Oben: Blick nach Süden,
und nach Norden (unten).

Aus der Nähe ist erkennbar, daß die
Klüftung innerhalb des Ganges engständiger als im umgebenden Granit ist. Die
Person befindet sich genau oberhalb der Mitte des Kullaitganges.

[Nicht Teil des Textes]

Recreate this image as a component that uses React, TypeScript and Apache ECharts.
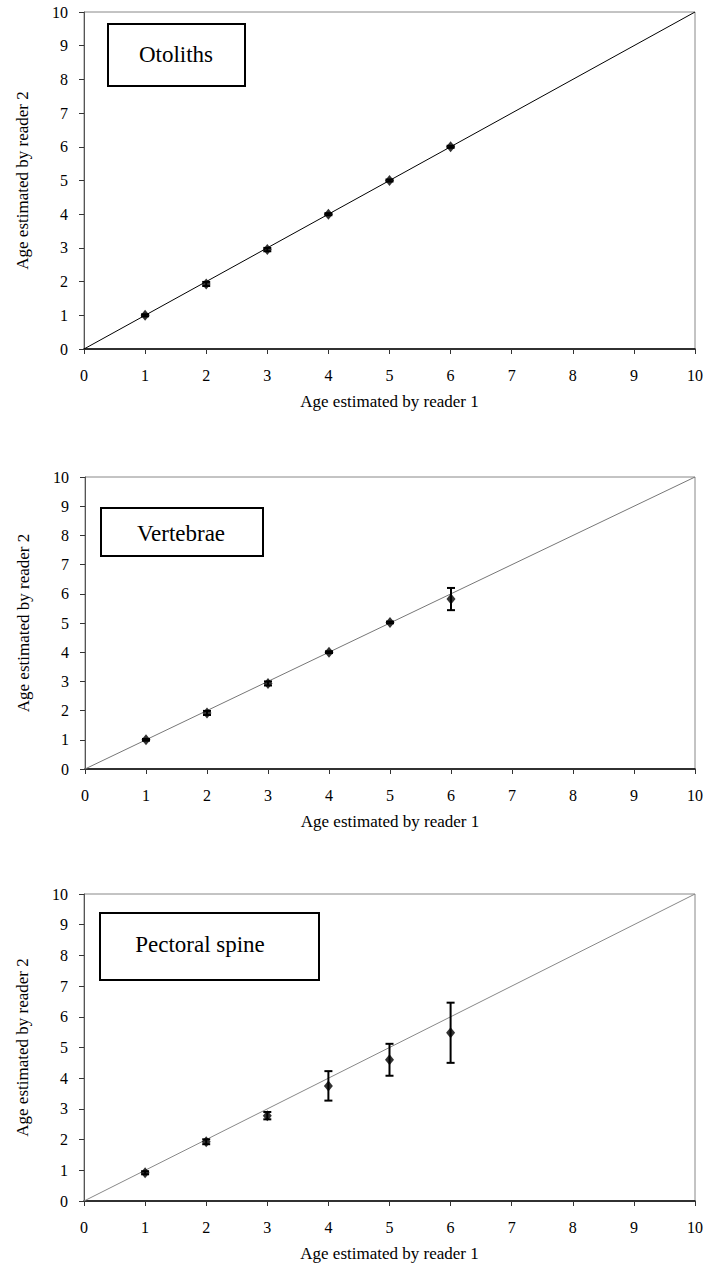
import React, { useEffect, useRef } from "react";
import * as echarts from "echarts";

const ages = [1, 2, 3, 4, 5, 6];
const otolithMeans = [1.0, 1.93, 2.95, 4.0, 5.0, 6.0];
const otolithErr = [0.03, 0.06, 0.05, 0.03, 0.03, 0.03];
const vertebraeMeans = [1.0, 1.92, 2.93, 4.0, 5.02, 5.82];
const vertebraeErr = [0.03, 0.07, 0.07, 0.03, 0.03, 0.38];
const spineMeans = [0.92, 1.93, 2.78, 3.75, 4.6, 5.48];
const spineErr = [0.05, 0.08, 0.12, 0.48, 0.52, 0.98];
const panelTitles = ["Otoliths", "Vertebrae", "Pectoral spine"];
const xName = "Age estimated by reader 1";
const yName = "Age estimated by reader 2";
const axisMin = 0;
const axisMax = 10;
const axisStep = 1;

const FONT = "'Liberation Serif', 'Times New Roman', serif";

export default function App() {
  const ref = useRef<HTMLDivElement>(null);
  useEffect(() => {
    if (!ref.current) return;
    const chart = echarts.init(ref.current, undefined, { renderer: "svg" });
    const grids = [
      { left: 84, top: 12, width: 611, height: 337 },
      { left: 85, top: 477, width: 610, height: 292 },
      { left: 84, top: 894, width: 611, height: 307 },
    ];
    const means = [otolithMeans, vertebraeMeans, spineMeans];
    const errs = [otolithErr, vertebraeErr, spineErr];
    const diagColors = ["#000", "#777", "#888"];
    const boxes = [
      { x: 108, y: 24, w: 137, h: 62, tx: 176, ty: 54 },
      { x: 101, y: 508, w: 162, h: 48, tx: 181, ty: 533 },
      { x: 100, y: 913, w: 219, h: 67, tx: 200, ty: 944 },
    ];

    const xAxes = grids.map((_, i) => ({
      type: "value",
      gridIndex: i,
      min: axisMin,
      max: axisMax,
      interval: axisStep,
      name: xName,
      nameLocation: "middle",
      nameGap: 44,
      nameTextStyle: { fontFamily: FONT, fontSize: 17, color: "#000" },
      axisLine: { show: true, onZero: false, lineStyle: { color: "#000", width: 1.5 } },
      axisTick: { show: true, inside: false, length: 5, lineStyle: { color: "#333" } },
      axisLabel: { fontFamily: FONT, fontSize: 16, color: "#000", margin: 18 },
      splitLine: { show: false },
    }));
    const yAxes = grids.map((_, i) => ({
      type: "value",
      gridIndex: i,
      min: axisMin,
      max: axisMax,
      interval: axisStep,
      name: yName,
      nameLocation: "middle",
      nameGap: 53,
      nameRotate: 90,
      nameTextStyle: { fontFamily: FONT, fontSize: 17, color: "#000" },
      axisLine: { show: true, onZero: false, lineStyle: { color: "#555", width: 1 } },
      axisTick: { show: true, inside: false, length: 5, lineStyle: { color: "#333" } },
      axisLabel: { fontFamily: FONT, fontSize: 16, color: "#000", margin: 16 },
      splitLine: { show: false },
    }));

    const series: any[] = [];
    grids.forEach((_, i) => {
      series.push({
        type: "line",
        xAxisIndex: i,
        yAxisIndex: i,
        data: [
          [axisMin, axisMin],
          [axisMax, axisMax],
        ],
        symbol: "none",
        lineStyle: { color: diagColors[i], width: 1 },
        silent: true,
        z: 1,
      });
      series.push({
        type: "custom",
        xAxisIndex: i,
        yAxisIndex: i,
        data: ages.map((a, j) => [a, means[i][j] - errs[i][j], means[i][j] + errs[i][j]]),
        encode: { x: 0, y: [1, 2] },
        renderItem: (params: any, api: any) => {
          const x = api.value(0);
          const top = api.coord([x, api.value(2)]);
          const bot = api.coord([x, api.value(1)]);
          const w = 4;
          const st = { stroke: "#000", lineWidth: 2 };
          return {
            type: "group",
            children: [
              { type: "line", shape: { x1: top[0], y1: top[1], x2: bot[0], y2: bot[1] }, style: st },
              { type: "line", shape: { x1: top[0] - w, y1: top[1], x2: top[0] + w, y2: top[1] }, style: st },
              { type: "line", shape: { x1: bot[0] - w, y1: bot[1], x2: bot[0] + w, y2: bot[1] }, style: st },
            ],
          };
        },
        z: 2,
      });
      series.push({
        type: "scatter",
        xAxisIndex: i,
        yAxisIndex: i,
        data: ages.map((a, j) => [a, means[i][j]]),
        symbol: "diamond",
        symbolSize: [9, 11],
        itemStyle: { color: "#000" },
        z: 3,
      });
    });

    const graphic: any[] = [];
    boxes.forEach((b, i) => {
      graphic.push({
        type: "rect",
        shape: { x: b.x, y: b.y, width: b.w, height: b.h },
        style: { fill: "#fff", stroke: "#000", lineWidth: 2 },
        z: 10,
      });
      graphic.push({
        type: "text",
        x: b.tx,
        y: b.ty,
        style: {
          text: panelTitles[i],
          align: "center",
          verticalAlign: "middle",
          font: "23px 'Liberation Serif', 'Times New Roman', serif",
          fill: "#000",
        },
        z: 11,
      });
    });

    chart.setOption({
      animation: false,
      backgroundColor: "#fff",
      textStyle: { fontFamily: FONT },
      grid: grids.map((g) => ({ ...g, show: true, borderColor: "#888", borderWidth: 1, backgroundColor: "transparent" })),
      xAxis: xAxes,
      yAxis: yAxes,
      series,
      graphic,
    });
    return () => chart.dispose();
  }, []);
  return (
    <div
      ref={ref}
      style={{ position: "absolute", left: 0, top: 0, width: 707, height: 1272, background: "#fff" }}
    />
  );
}
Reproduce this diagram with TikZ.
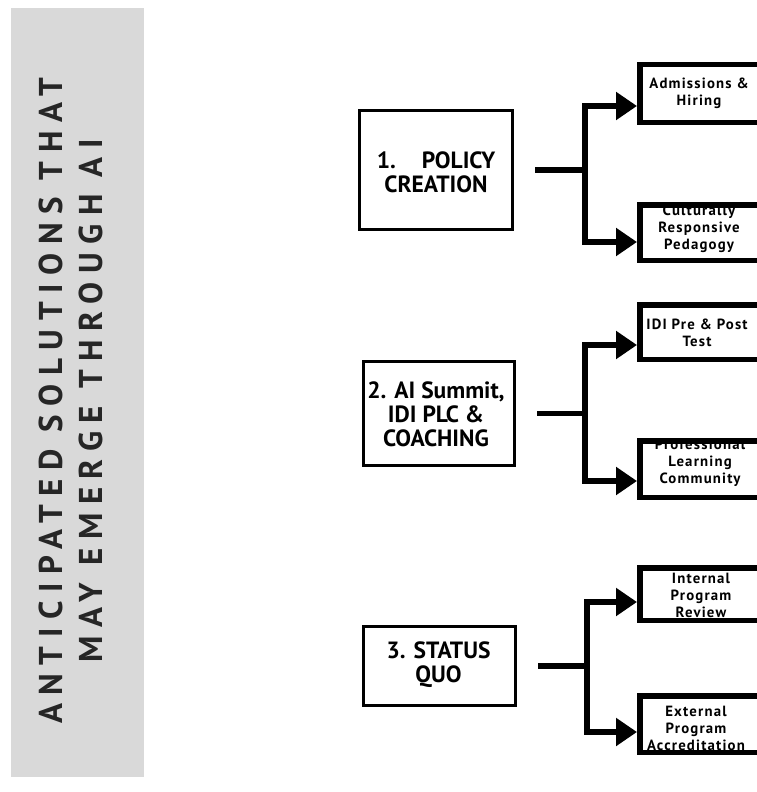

Im Zweifel hilft es, eine Ecke abzuschlagen. Schließlich ist das ein
Steinbruch, da muß man
nicht so zurückhaltend sein:

Der Kullait ist
schlierig und inhomogen, was bei einem Mischgestein nicht überraschend ist.
Das nächste Beispiel vom Kullaberg zeigt einen bekannten und besonders
auffälligen Kullait, der sich unterhalb des Leuchtturms
"Kullens fyr" befindet.

Das Hellgraue ist von
Flechten überwachsenes Gestein. Der rotbraune Kullaitgang ist unten am
Strand etwa zwei Meter breit, weiter oben im Hang erscheint er schmaler.
Steht man direkt davor, erkennt man auch,
daß das Wirtsgestein der weißschlierige Granatamphibolit ist, der selbst ein
schönes Leitgeschiebe für Südwestschweden ist.
(Die Landschaft dort ist Naturschutzgebiet, der Hammer muß im Auto bleiben)

Aus der Nähe:

Der schlierige Kontaktbereich von Kullait und Granatamphibolit läßt
vermuten, daß es zu einer Aufschmelzung des Amphibolits und zur
Vermischung mit dem eindringenden Magma kam.
Der rotbraune Kullait sieht aus der Nähe so aus
(frischer Bruch eines losen Stückes vom Strand):

Ein anderes, schön
gerundetes Geröll von dort ist erkennbar feinkörniger:

Geschiebefunde von Kullaiten:
Kullaite sind wegen der winzig kleinen Vorkommen als Geschiebe
verständlicherweise selten.
Mir sind nur zwei Funde bekannt, einer von Hans-Jörg Altenburg, ein zweiter von
Dr. Karsten Obst.
Der erste wurde in einer Kiesgrube bei Güstrow (Mecklenburg-Vorpommern) gefunden:

Auffallend sind hier die
Feldspateinsprenglinge. Das Gefüge in diesem Schnitt erinnert an einen engen
Verwandten des Kullaits, den "Syenitporphyr von Torpa Klint".
Der andere Fund wurde von Dr. Obst auf Rügen gemacht. Sein Kullait enthält
neben den schon erwähnten rötlichen Flecken auch dunkle Schlieren, bei denen
es sich um Reste von basaltischer Schmelze handeln dürfte. Zu diesem Fund
erschien auch eine Beschreibung in "Geschiebekunde aktuell" (siehe ganz
unten).

Zusammenfassung:
Kullaite sind Ganggesteine, die durch die Vermischung von basaltischem Magma
mit hellen, feldspatreichen Schmelzen entstanden. Sie sind permokarbonischen
Alters, stammen überwiegend aus Schonen und sind dort, zusammen mit den
Nordwest-Doleriten, Teil eines ausgedehnten Gangschwarmes innerhalb der Tornquist-Zone. Zusätzlich gibt es
Kullaite auf Bornholm und im Oslogebiet. Wegen
dieser weit auseinander liegenden Vorkommen eignen sie sich nicht als
Leitgeschiebe.
Kullaite zeichnen sich durch eine braungraue, grünlichgraue, braune oder
rotbraune Färbung aus und bestehen aus einer feinkörnigen Masse sehr kleiner,
regellos angeordneter Feldspatkristalle, begleitet von mehr oder weniger
vielen dunklen Mineralen. Die Feldspäte sind überwiegend Plagioklase, nur
untergeordnet kommt Kalifeldspat vor. Eine Bestimmung der Feldspäte ist
wegen der kleinen Abmessungen im Gelände nicht möglich, aber auch nicht
nötig.
In vielen Kullaiten finden sich unscharfe rötliche Flecken. Dazu können
etwas größere, meist idiomorphe Feldspäte kommen sowie dunkle Schlieren als
Reste mafischer Schmelze.
Beschreibung des Kullaitfundes von Rügen in:
Geschiebekunde aktuell, Nr. 17, Hamburg, Juli 2001. Obst, K. "Kullaite und ihre
Bedeutung als Leitgeschiebe" Seite 75-84.